Strictly Ballroom is my absolute favorite.


Matt the Bruins fan - Mar 09, 2009 5:33:17 pm PDT #364 of 30000
"I remember when they eventually introduced that drug kingpin who murdered people and smuggled drugs inside snakes and I was like 'Finally. A normal person.'” —RahvinDragand

I caught Beetlejuice over the weekend too, though I sadly missed the Day-O dinner party.

I'd forgotten how scorchingly hot Alec Baldwin was back at the start of his career.


§ ita § - Mar 09, 2009 5:35:22 pm PDT #365 of 30000
Well not canonically, no, but this is transformative fiction.

Saw Watchmen. I think the movie greatly suffers by being made released 2009, although the CGI of today definitely helped it. But we're in a post XMen 3 world, a post Ang Lee's Hulk world. The superhero sensibility just isn't what it was when the comic came out, and I think that if Snyder were film-capable of what Moore & Gibbons accomplished in comics, well, he wouldn't be just Zack Snyder, would he?

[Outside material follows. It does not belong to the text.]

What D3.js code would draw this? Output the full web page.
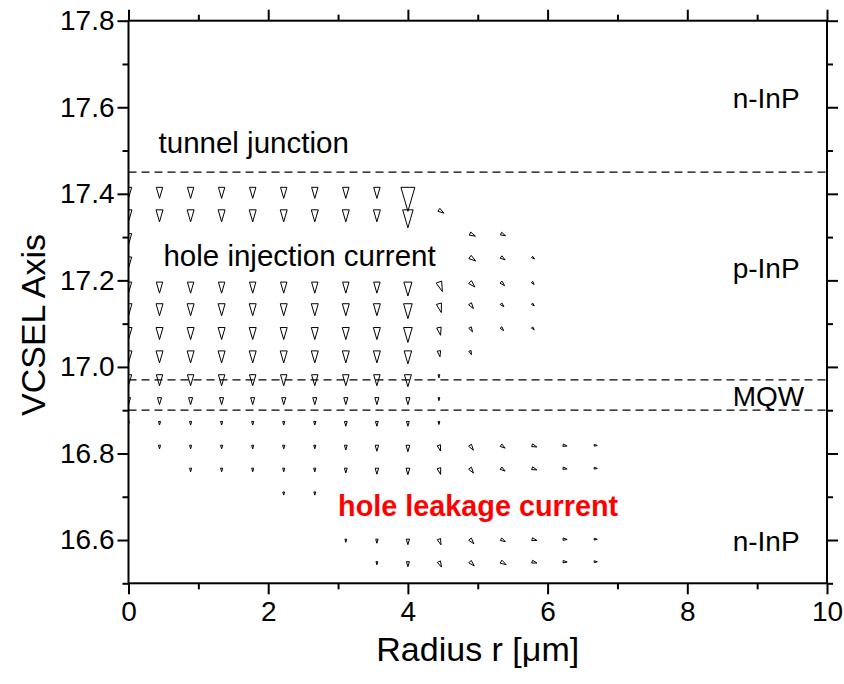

Does that make sense? I think that in a post Watchmen world, rereading Watchmen holds up well because it's that good, even though the ground can't be unbroken again. Zack Snyder is not the man to break that ground with the superhero movie genre.

I'm sure being post X3 with a six foot + Wolverine is why we had so much ninja skills in Watchmen--why put on a silly suit if you're not physically capable far and beyond normal people?


billytea - Mar 09, 2009 5:35:36 pm PDT #366 of 30000
You were a wrong baby who grew up wrong. The wrong kind of wrong. It's better you hear it from a friend.

I have never heard it called the "Red Curtain Trilogy."

I bought the films as a boxed set by that name. Not sure if it's marketed thus in America.


Laga - Mar 09, 2009 5:40:13 pm PDT #367 of 30000
You should know I'm a big deal in the Resistance.

it is.


Frankenbuddha - Mar 09, 2009 5:41:09 pm PDT #368 of 30000
"We are the Goon Squad and we're coming to town...Beep! Beep!" - David Bowie, "Fashion"

I decided that it was Ozy's hair...

For me it was that and the occasional pursed mouth - just a little too Church Lady-ish.